Now that you know the single most important driver of gold prices, you just have to do three simple things.

First, forget about 99% of what you read about gold. The stories of surging demand and “lines around the block” will come and go. They don’t matter.

You’ve seen the proof they don’t.

Second, look at interest rates. The economy is in a tough spot. With little demand for borrowing, interest rates should stay low. Low interest rates are here to stay for the foreseeable future.

Third, watch inflation. It rising is one of the surest bets in tha market today. Inflation rose conistently over the last 100 years. It will keep going up next year and beyond.

The combination of all this means this gold bull market could have some legs.

It won’t be straight up surely.

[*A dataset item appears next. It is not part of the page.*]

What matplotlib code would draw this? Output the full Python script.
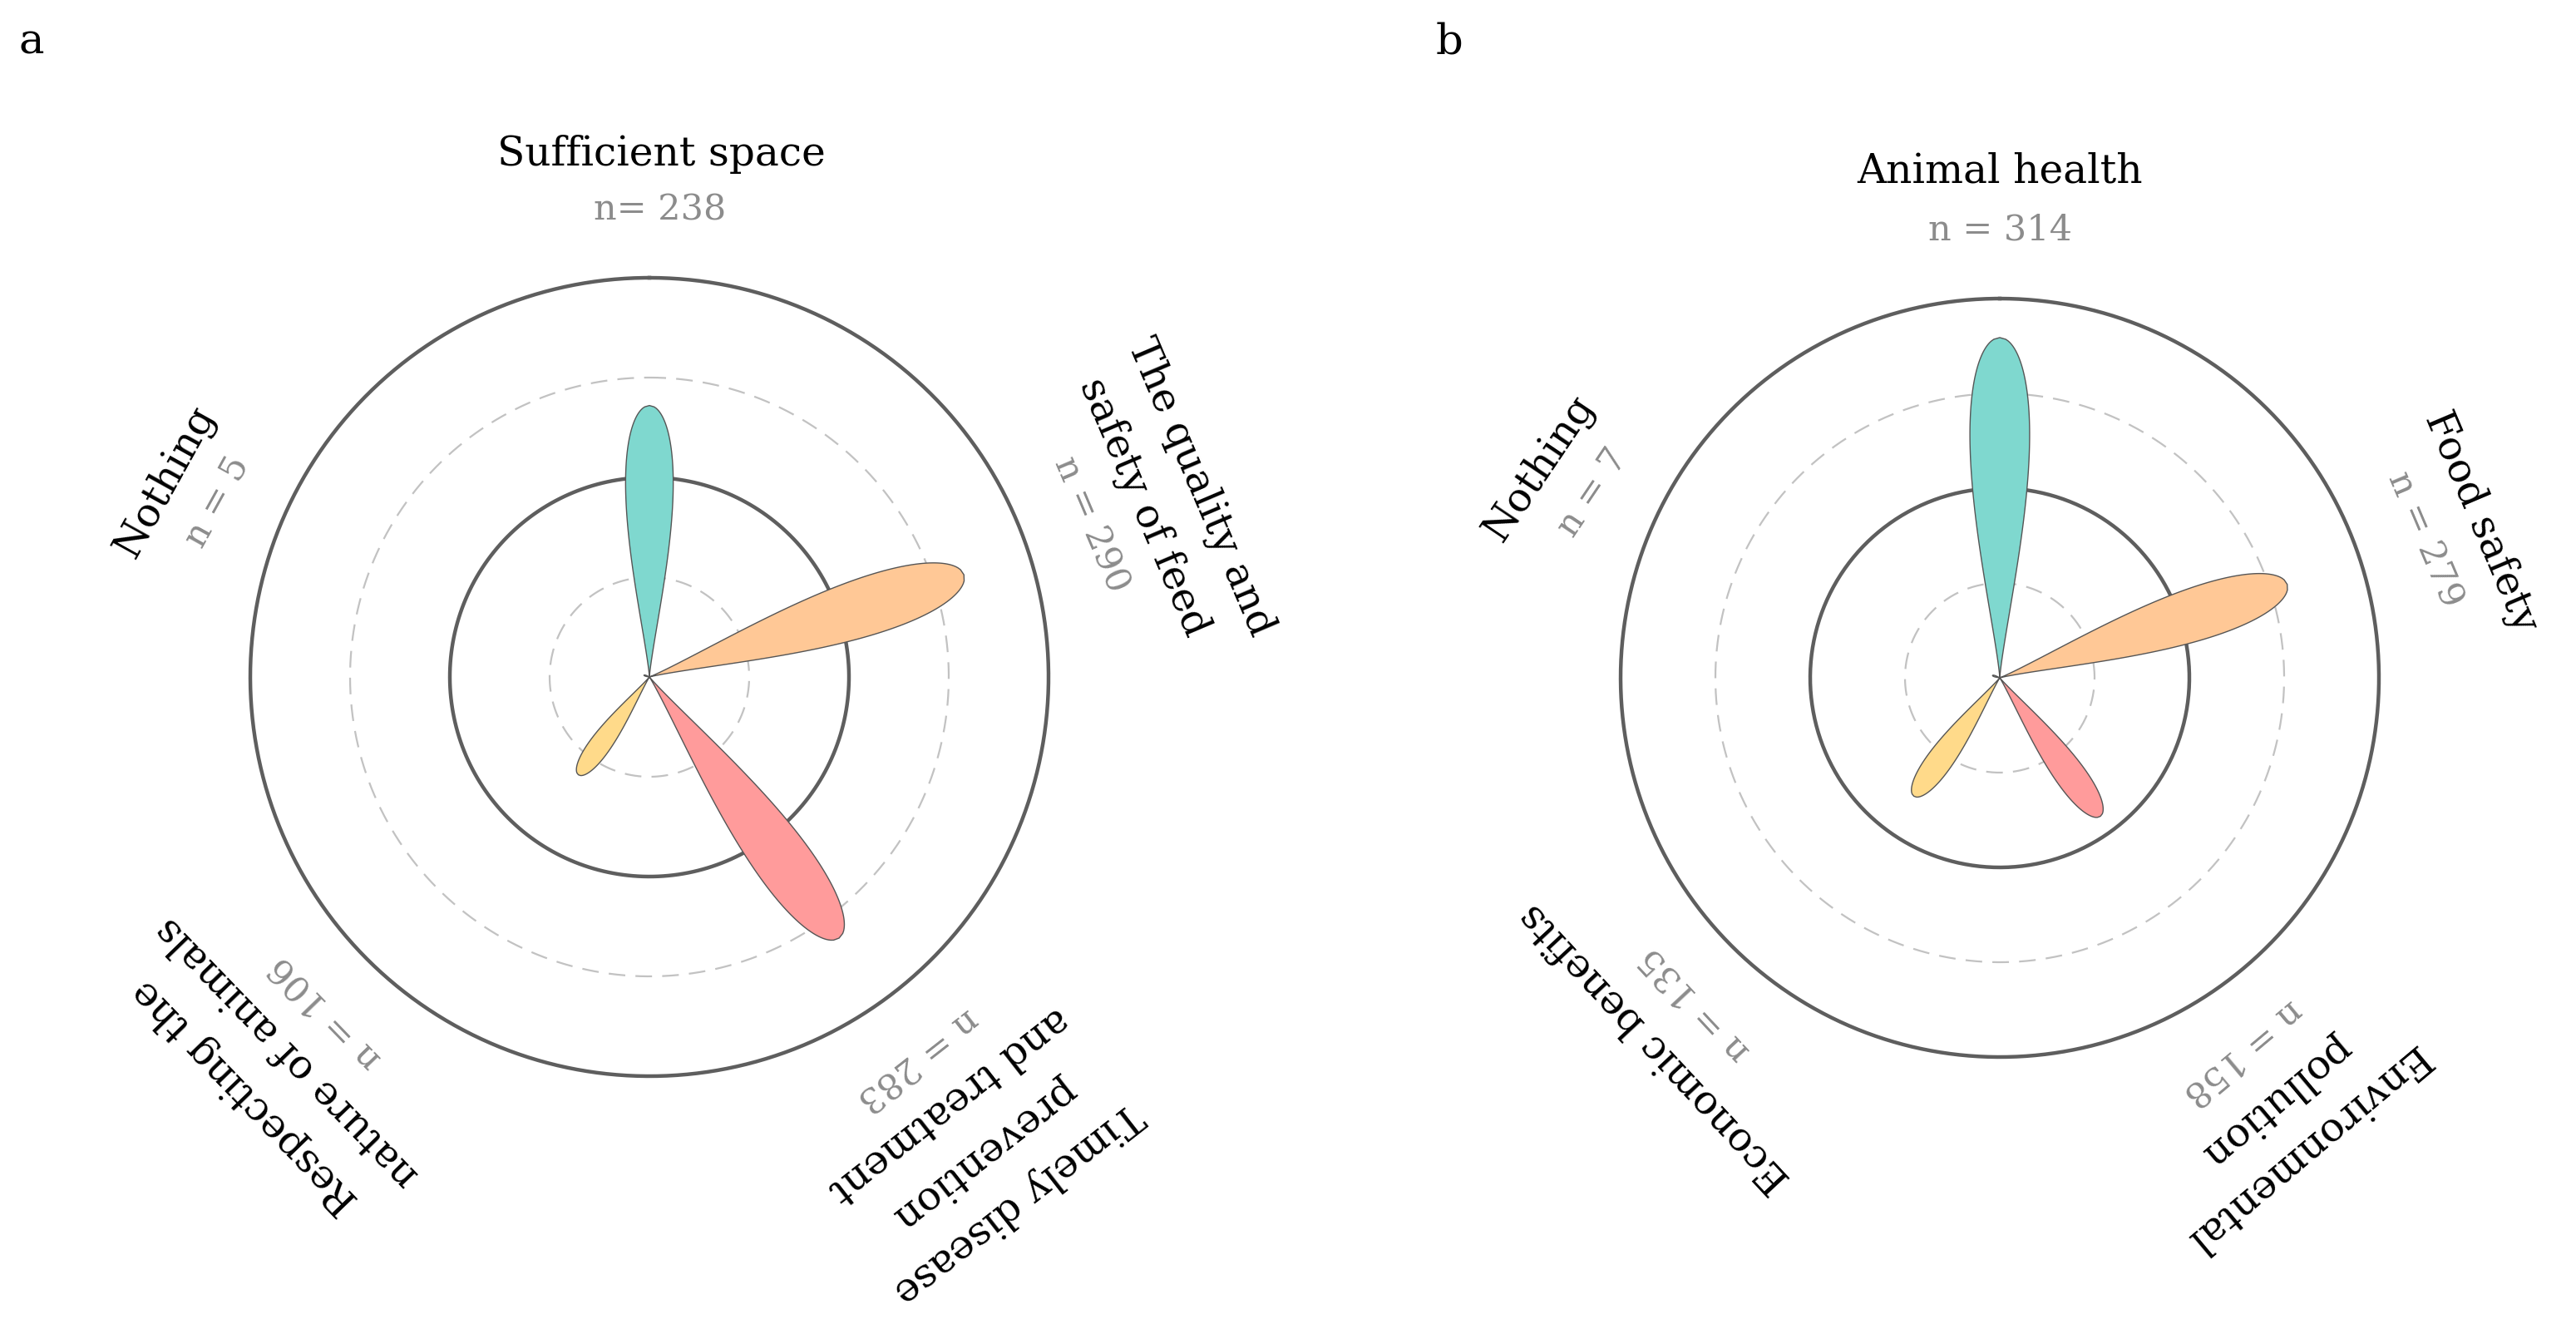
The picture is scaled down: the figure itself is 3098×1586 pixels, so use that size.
import numpy as np
import matplotlib
matplotlib.use('Agg')
import matplotlib.pyplot as plt

plt.rcParams['font.family'] = ['DejaVu Serif']

# panel a
labels_a = ['Sufficient space', 'The quality and\nsafety of feed', 'Timely disease\nprevention\nand treatment',
            'Respecting the\nnature of animals', 'Nothing']
n_a = [238, 290, 283, 106, 5]
# panel b
labels_b = ['Animal health', 'Food safety', 'Environmental\npollution', 'Economic benefits', 'Nothing']
n_b = [314, 279, 158, 135, 7]

angles_deg = [0, 72, 144, 216, 288]
colors = ['#7fd8cf', '#ffc896', '#ff9b9b', '#ffda8a', '#d9d9d9']
rmax = 350

# where the label blocks sit (angle of block, text rotation)
label_pos_a = [1.3, 71.0, 145, 224, 292]
label_rot_a = [0, -67, -142, -226, -299]
label_pos_b = [0, 72.0, 147, 223, 294.5]
label_rot_b = [0, -67, -140, -227, -304]


def petal(theta0, length, npts=200):
    u = np.linspace(0, 1, npts)
    half = 0.25 * u ** 1.25 * np.sqrt(1 - u)
    x = np.concatenate([u, u[::-1]]) * length
    y = np.concatenate([half, -half[::-1]]) * length
    return theta0 + np.arctan2(y, x), np.hypot(x, y)


def draw_panel(ax, labels, counts, pos, rots, r_n, r_name, first_sep='n = '):
    ax.set_theta_zero_location('N')
    ax.set_theta_direction(-1)
    ax.set_ylim(0, rmax)
    ax.axis('off')

    t = np.linspace(0, 2 * np.pi, 500)
    for r, ls, col, lw in [(rmax / 4, (0, (9, 5.5)), '#c2c2c2', 0.8),
                           (rmax / 2, '-', '#5e5e5e', 1.6),
                           (rmax * 3 / 4, (0, (9, 5.5)), '#c2c2c2', 0.8),
                           (rmax, '-', '#5e5e5e', 1.6)]:
        ax.plot(t, np.full_like(t, r), ls=ls, color=col, lw=lw, clip_on=False)

    for ang, n, col in zip(angles_deg, counts, colors):
        th, rr = petal(np.radians(ang), n)
        ax.fill(th, rr, facecolor=col, edgecolor='#555555', lw=0.5, zorder=3)

    for i, (p, rot, lab, n) in enumerate(zip(pos, rots, labels, counts)):
        th = np.radians(p)
        ntxt = (first_sep if i == 0 else 'n = ') + str(n)
        ax.text(th, rmax * r_n, ntxt, color='#8c8c8c', fontsize=15.5, rotation=rot,
                rotation_mode='anchor', ha='center', va='center', clip_on=False)
        lines = lab.split('\n')[::-1]
        for k, line in enumerate(lines):
            ax.text(th, rmax * (r_name + 0.15 * k), line, color='black', fontsize=17.5, rotation=rot,
                    rotation_mode='anchor', ha='center', va='center', clip_on=False)


fig = plt.figure(figsize=(15.49, 7.93), dpi=200)
ax_a = fig.add_axes([0.09716, 0.18411, 0.30988, 0.60530], projection='polar')
ax_b = fig.add_axes([0.62912, 0.19861, 0.29438, 0.57503], projection='polar')
draw_panel(ax_a, labels_a, n_a, label_pos_a, label_rot_a, 1.17, 1.31, first_sep='n= ')
draw_panel(ax_b, labels_b, n_b, label_pos_b, label_rot_b, 1.18, 1.335)

fig.text(0.0123, 0.968, 'a', fontsize=18.5, va='center', ha='center')
fig.text(0.5626, 0.968, 'b', fontsize=18.5, va='center', ha='center')

fig.savefig('out.png', dpi=200, facecolor='white')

Nothing is. Gold prices will probably not even set new all-time highs this year. They’d have to go up another 40% just to get there.

At this point though, even 10% to 20% increase in gold prices could make a fortune for gold investors in the next few months.

Later this week I’ll show why that is and precisely what to do about it now.


  1. I believe that, being a monetary metal that is priced mostly in US Dollars, gold is more directly tied to the Dollar Index than it is to interest rates. All you need to do is compare the charts of gold and the Dollar and you will see the connection. However, there is a small ring of truth to what Mr. Micky said here because interest rates are often the driver of currency movements. Also note that during the beginning of the last bull market in gold (that went from 2001 to 2011), the Dollar made a new high in 2001 while gold refused to make a new low, thereby creating a divergence/non-confirmation. Similarly, while gold was making new highs in 2009, 2010 and 2011 the Dollar did not confirm, creating another important non-confirmation. So be on the lookout for such a divergence in the near future. Also be aware that the gold/silver ratio is extremely high right now and is in the territory where previous bull markets have begun in the metals. And that also means that silver will be appreciating at a higher rate than gold during the next bull market.